Selig- und Heiligsprechungen laufen nach einem komplizierten, mehrstufigen Verfahren ab. Einst begann das frühestens 50 Jahre nach dem Tod. Heute geht es manchmal sehr schnell. In der Regel ist erforderlich, dass dem potenziellen Heiligen ein Wunder zugeschrieben werden kann.
Bei Acutis wertete die zuständige Vatikan-Behörde die Heilung eines Kindes aus Brasilien und einer jungen Frau aus Costa Rica in diesem Sinne. Der Papst stimmte zu. Zu den bekanntesten Heiligen gehören der heilige Nikolaus und Sankt Martin. Aber auch Mutter Teresa und Papst Johannes Paul II. sind heiliggesprochen. Inzwischen gibt es mehr als 10.000 Heilige. Allein Franziskus zeichnete für fast 1.000 von ihnen verantwortlich.

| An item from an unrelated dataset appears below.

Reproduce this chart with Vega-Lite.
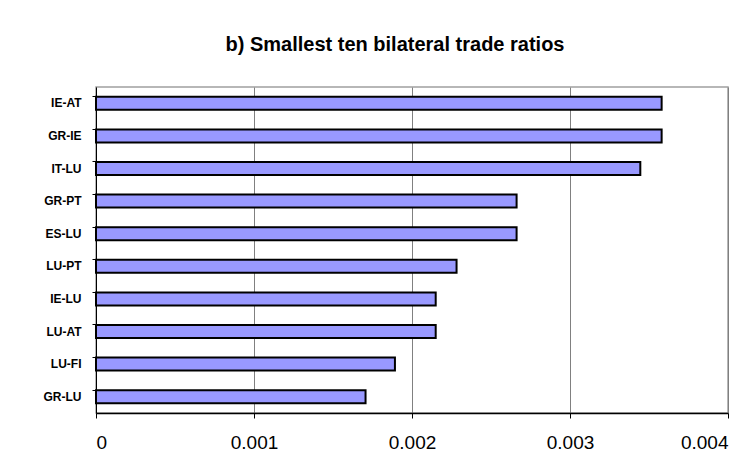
{
  "$schema": "https://vega.github.io/schema/vega-lite/v6.json",
  "width": 632,
  "height": 326,
  "autosize": "none",
  "padding": {"left": 96, "top": 87, "right": 26, "bottom": 57},
  "background": "white",
  "title": {
    "text": "b) Smallest ten bilateral trade ratios",
    "font": "Liberation Sans",
    "fontSize": 20,
    "fontWeight": "bold",
    "color": "black",
    "anchor": "middle",
    "frame": "group",
    "dx": -17,
    "offset": 32
  },
  "data": {
    "values": [
      {"pair": "IE-AT", "ratio": 0.00358},
      {"pair": "GR-IE", "ratio": 0.00358},
      {"pair": "IT-LU", "ratio": 0.003445},
      {"pair": "GR-PT", "ratio": 0.002662},
      {"pair": "ES-LU", "ratio": 0.002662},
      {"pair": "LU-PT", "ratio": 0.002282},
      {"pair": "IE-LU", "ratio": 0.00215},
      {"pair": "LU-AT", "ratio": 0.00215},
      {"pair": "LU-FI", "ratio": 0.001892},
      {"pair": "GR-LU", "ratio": 0.001706}
    ]
  },
  "mark": {"type": "bar", "fill": "#9999FF", "stroke": "black", "strokeWidth": 2},
  "encoding": {
    "y": {
      "field": "pair",
      "type": "nominal",
      "sort": null,
      "scale": {"paddingInner": 0.6, "paddingOuter": 0.3},
      "axis": {
        "title": null,
        "labelFont": "Liberation Sans",
        "labelFontSize": 12,
        "labelFontWeight": "bold",
        "labelColor": "black",
        "labelPadding": 11,
        "bandPosition": 0,
        "tickSize": 4,
        "tickColor": "black",
        "domainColor": "black",
        "domainWidth": 1,
        "grid": false
      }
    },
    "x": {
      "field": "ratio",
      "type": "quantitative",
      "scale": {"domain": [0, 0.004], "nice": false},
      "axis": {
        "title": null,
        "values": [0, 0.001, 0.002, 0.003, 0.004],
        "format": "~g",
        "labelFont": "Liberation Sans",
        "labelFontSize": 19,
        "labelColor": "black",
        "labelPadding": 15,
        "tickSize": 5,
        "tickColor": "black",
        "domainColor": "black",
        "domainWidth": 1.5,
        "grid": true,
        "gridColor": "#808080",
        "gridWidth": 1,
        "gridOpacity": 1
      }
    }
  },
  "config": {
    "view": {"stroke": "#a0a0a0", "strokeWidth": 1.5}
  }
}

Reliquien von Acutis werden teuer verkauft
Manchen geht die Heiligsprechung aber zu schnell. Zudem gibt es Zweifel, ob Acutis tatsächlich so fromm war. Einer seiner besten Schulfreunde erzählte der Wochenzeitung "The Economist", dass er mit Carlo kein einziges Mal über Jesus gesprochen habe.

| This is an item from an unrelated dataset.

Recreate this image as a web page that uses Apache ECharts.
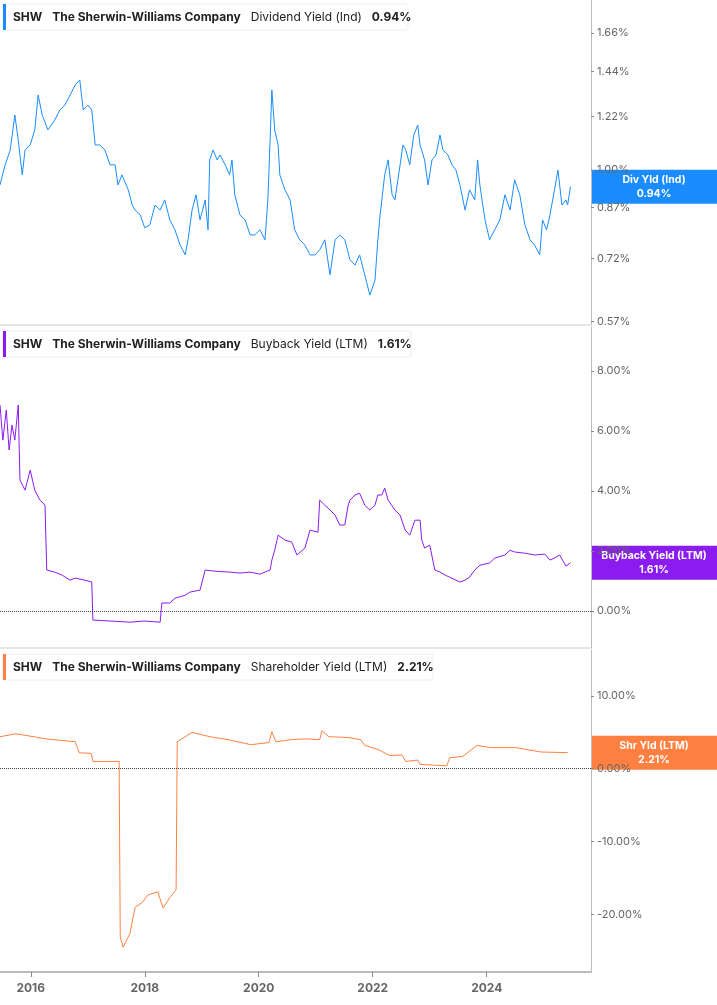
<!DOCTYPE html>
<html>
<head>
<meta charset="utf-8">
<script src="https://cdn.jsdelivr.net/npm/echarts@6/dist/echarts.min.js"></script>
<style>
  html, body { margin: 0; padding: 0; background: #fff; }
  #chart { width: 717px; height: 1005px; }
</style>
</head>
<body>
<div id="chart"></div>
<script>
// x values are decimal years
var divYears = [15.46,15.55,15.64,15.72,15.78,15.85,15.90,15.99,16.07,16.13,16.20,16.30,16.42,16.51,16.60,16.69,16.78,16.86,16.92,17.00,17.07,17.13,17.21,17.30,17.39,17.48,17.53,17.60,17.71,17.78,17.83,17.92,18.00,18.09,18.18,18.27,18.35,18.44,18.53,18.62,18.71,18.76,18.83,18.90,18.97,19.06,19.11,19.14,19.20,19.27,19.32,19.41,19.49,19.53,19.58,19.67,19.76,19.85,19.93,20.02,20.11,20.16,20.20,20.23,20.28,20.34,20.37,20.46,20.55,20.63,20.72,20.81,20.90,20.99,21.07,21.16,21.25,21.34,21.42,21.51,21.60,21.69,21.77,21.86,21.95,22.04,22.09,22.13,22.21,22.27,22.34,22.39,22.48,22.53,22.58,22.65,22.72,22.79,22.83,22.91,22.97,23.04,23.11,23.18,23.23,23.32,23.39,23.46,23.53,23.62,23.70,23.79,23.84,23.88,23.97,24.05,24.14,24.23,24.32,24.41,24.49,24.58,24.67,24.76,24.84,24.93,24.98,25.05,25.11,25.19,25.25,25.32,25.39,25.42,25.47];
var divValues = [0.946,1.019,1.077,1.226,1.118,0.982,1.077,1.097,1.160,1.320,1.226,1.160,1.203,1.249,1.272,1.320,1.370,1.395,1.249,1.272,1.249,1.097,1.097,1.077,1.019,1.019,0.946,0.982,0.929,0.878,0.862,0.847,0.807,0.816,0.878,0.862,0.895,0.831,0.801,0.757,0.730,0.772,0.862,0.912,0.831,0.895,0.801,1.038,1.077,1.038,1.057,1.019,0.982,1.038,0.912,0.847,0.831,0.786,0.786,0.801,0.772,0.895,1.118,1.345,1.160,1.097,0.982,0.929,0.895,0.801,0.772,0.757,0.730,0.730,0.744,0.772,0.678,0.772,0.786,0.772,0.717,0.703,0.730,0.678,0.629,0.665,0.772,0.847,0.982,1.038,0.912,0.895,1.019,1.097,1.077,1.019,1.138,1.181,1.097,1.038,0.946,1.038,1.057,1.138,1.077,1.057,1.019,1.000,0.946,0.862,0.929,0.895,1.038,0.946,0.831,0.772,0.801,0.831,0.912,0.862,0.964,0.912,0.816,0.772,0.757,0.730,0.831,0.801,0.847,0.929,1.000,0.878,0.895,0.878,0.940];

var bbYears = [15.46,15.51,15.57,15.62,15.67,15.72,15.78,15.81,15.90,15.99,16.07,16.16,16.25,16.28,16.42,16.55,16.69,16.78,16.95,17.07,17.09,17.39,17.74,18.00,18.27,18.30,18.44,18.53,18.71,18.79,18.97,19.06,19.23,19.49,19.67,19.85,20.02,20.20,20.23,20.28,20.34,20.46,20.58,20.67,20.81,20.90,21.04,21.07,21.16,21.25,21.34,21.42,21.51,21.57,21.60,21.69,21.77,21.86,21.95,22.04,22.09,22.16,22.21,22.27,22.39,22.48,22.57,22.65,22.74,22.83,22.86,22.91,23.00,23.09,23.18,23.27,23.35,23.53,23.62,23.70,23.79,23.88,24.05,24.14,24.32,24.41,24.49,24.67,24.84,25.02,25.11,25.19,25.28,25.33,25.39,25.47];
var bbValues = [6.87,5.70,6.70,5.37,6.20,5.70,6.87,4.37,4.03,4.70,4.03,3.70,3.53,1.37,1.30,1.20,1.03,1.10,1.03,0.97,-0.30,-0.33,-0.37,-0.33,-0.37,0.27,0.27,0.43,0.53,0.63,0.70,1.37,1.33,1.30,1.27,1.30,1.23,1.37,1.70,2.03,2.53,2.37,2.30,1.87,2.10,2.70,2.63,3.70,3.53,3.37,3.20,2.87,2.87,3.53,3.70,3.87,3.93,3.53,3.37,3.53,3.87,3.87,4.10,3.70,3.37,3.20,2.70,2.53,3.03,3.03,2.37,2.10,2.20,1.37,1.30,1.20,1.13,0.97,1.03,1.13,1.37,1.53,1.60,1.77,1.87,2.03,1.97,1.93,1.87,1.90,1.70,1.77,1.87,1.70,1.50,1.61];

var shrYears = [15.46,15.74,16.27,16.78,16.85,17.06,17.09,17.55,17.57,17.62,17.74,17.83,17.95,18.06,18.23,18.32,18.44,18.55,18.57,18.83,19.14,19.46,19.86,20.18,20.23,20.30,20.58,20.83,21.07,21.11,21.23,21.55,21.79,21.86,22.11,22.30,22.51,22.58,22.79,22.83,23.30,23.35,23.58,23.83,24.07,24.51,24.95,25.42];
var shrValues = [4.4,4.8,4.1,3.7,2.2,2.1,1.0,1.0,-23.1,-24.5,-22.6,-19.0,-18.4,-17.3,-16.9,-19.1,-17.7,-16.6,3.7,5.0,4.4,4.0,3.3,3.6,5.1,3.7,4.0,4.1,4.0,5.2,4.4,4.3,4.0,3.2,2.6,1.8,1.9,1.0,1.2,0.6,0.4,1.5,1.7,3.2,2.9,2.9,2.3,2.21];

var yearTicks = [2016, 2018, 2020, 2022, 2024];
var divTicks = [0.57, 0.72, 0.87, 1.00, 1.22, 1.44, 1.66];
var bbTicks = [0, 2, 4, 6, 8];
var shrTicks = [-20, -10, 0, 10];

var panels = [
  { label: 'Dividend Yield (Ind)', last: '0.94%', tag: 'Div Yld (Ind)', color: '#1a8cff', lastVal: 0.94 },
  { label: 'Buyback Yield (LTM)', last: '1.61%', tag: 'Buyback Yield (LTM)', color: '#8a1cf0', lastVal: 1.61 },
  { label: 'Shareholder Yield (LTM)', last: '2.21%', tag: 'Shr Yld (LTM)', color: '#ff8040', lastVal: 2.21 }
];

function pairs(xs, ys) {
  var out = [];
  for (var i = 0; i < xs.length; i++) out.push([2000 + xs[i], ys[i]]);
  return out;
}

var grids = [
  { left: 0, right: 126, top: 0, height: 325 },
  { left: 0, right: 126, top: 327, height: 321 },
  { left: 0, right: 126, top: 650, height: 322 }
];

var xAxes = grids.map(function (g, i) {
  return {
    type: 'value', gridIndex: i, min: 2015.46, max: 2025.83,
    axisLine: { show: i === 2, onZero: false, lineStyle: { color: '#bbb', width: 2 } },
    axisTick: { show: i === 2, customValues: yearTicks, length: 5, lineStyle: { color: '#888' } },
    axisLabel: { show: i === 2, customValues: yearTicks, color: '#666', fontSize: 12, fontWeight: 'bold', margin: 10,
      fontFamily: 'Inter', formatter: function (v) { return String(Math.round(v)); } },
    splitLine: { show: false }
  };
});

function yAx(i, type, min, max, ticks, fmt) {
  return {
    type: type, gridIndex: i, position: 'right', min: min, max: max,
    axisLine: { show: true, onZero: false, lineStyle: { color: '#bbb', width: 1 } },
    axisTick: { show: true, customValues: ticks, length: 3, lineStyle: { color: '#888' } },
    axisLabel: { customValues: ticks, color: '#666', fontSize: 11, fontFamily: 'Inter', margin: 6, formatter: fmt },
    splitLine: { show: false }
  };
}

var yAxes = [
  yAx(0, 'log', 0.563, 1.877, divTicks, function (v) { return v.toFixed(2) + '%'; }),
  yAx(1, 'value', -1.23, 9.47, bbTicks, function (v) { return v.toFixed(2) + '%'; }),
  yAx(2, 'value', -27.9, 16.3, shrTicks, function (v) { return v.toFixed(2) + '%'; })
];

var zeroLine = {
  silent: true, symbol: 'none', label: { show: false },
  lineStyle: { type: 'dotted', color: '#444', width: 1 },
  data: [{ yAxis: 0 }]
};

var series = [
  { type: 'line', xAxisIndex: 0, yAxisIndex: 0, data: pairs(divYears, divValues), showSymbol: false,
    lineStyle: { color: panels[0].color, width: 1 } },
  { type: 'line', xAxisIndex: 1, yAxisIndex: 1, data: pairs(bbYears, bbValues), showSymbol: false,
    lineStyle: { color: panels[1].color, width: 1 }, markLine: zeroLine },
  { type: 'line', xAxisIndex: 2, yAxisIndex: 2, data: pairs(shrYears, shrValues), showSymbol: false,
    lineStyle: { color: panels[2].color, width: 1 }, markLine: zeroLine }
];

var chart = echarts.init(document.getElementById('chart'));
chart.setOption({
  animation: false,
  textStyle: { fontFamily: 'Inter' },
  grid: grids,
  xAxis: xAxes,
  yAxis: yAxes,
  series: series
});

// legend boxes, separators and right-hand value tags
var graphics = [];
var boxTops = [4, 331, 654];
var boxWidths = [405, 408, 430];
panels.forEach(function (p, i) {
  var top = boxTops[i];
  graphics.push({ type: 'rect', shape: { x: 3, y: top, width: boxWidths[i], height: 26, r: 2 },
    style: { fill: '#fff', stroke: '#eee', lineWidth: 1 } });
  graphics.push({ type: 'rect', shape: { x: 3, y: top, width: 3, height: 26 }, style: { fill: p.color } });
  graphics.push({ type: 'text', x: 13, y: top + 13, style: {
    text: '{b|SHW}   {b|The Sherwin-Williams Company}   {n|' + p.label + '}   {b|' + p.last + '}',
    verticalAlign: 'middle', fill: '#222',
    rich: { b: { fontWeight: 'bold', fontSize: 12, fontFamily: 'Inter', fill: '#222' },
            n: { fontSize: 12, fontFamily: 'Inter', fill: '#222' } } } });
  var py = chart.convertToPixel({ xAxisIndex: i, yAxisIndex: i }, [2020, p.lastVal])[1];
  graphics.push({ type: 'rect', shape: { x: 591, y: py - 17, width: 126, height: 34 }, style: { fill: p.color } });
  graphics.push({ type: 'text', x: 654, y: py, style: { text: p.tag + '\n' + p.last, align: 'center', verticalAlign: 'middle',
    fill: '#fff', fontWeight: 'bold', fontSize: 10.5, fontFamily: 'Inter', lineHeight: 14 } });
});
[325, 648].forEach(function (y) {
  graphics.push({ type: 'line', shape: { x1: 0, y1: y, x2: 591, y2: y }, style: { stroke: '#ccc', lineWidth: 1 } });
});
chart.setOption({ graphic: graphics });
</script>
</body>
</html>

In Assisi zumindest wird mit dem Heiligen in Spe schon jetzt Geld verdient: Jutebeutel, T-Shirts, Anhänger, Rosenkränze, sogar Kühlschrankmagneten gibt es mit seinem Konterfei. Mit dem ersten Heiligen des Internet-Zeitalters wird inzwischen aber auch online Geld gemacht. Auf Webseiten sind vermeintliche Reliquien im Angebot. Eine Locke, die angeblich von Acutis stammt, wurde kürzlich für 2.110 Euro verkauft. Das war der Kirche aber dann doch zu viel. Der Bischof von Assisi, Domenico Sorrentino, stellte Strafanzeige. Jetzt ermittelt der Staatsanwalt.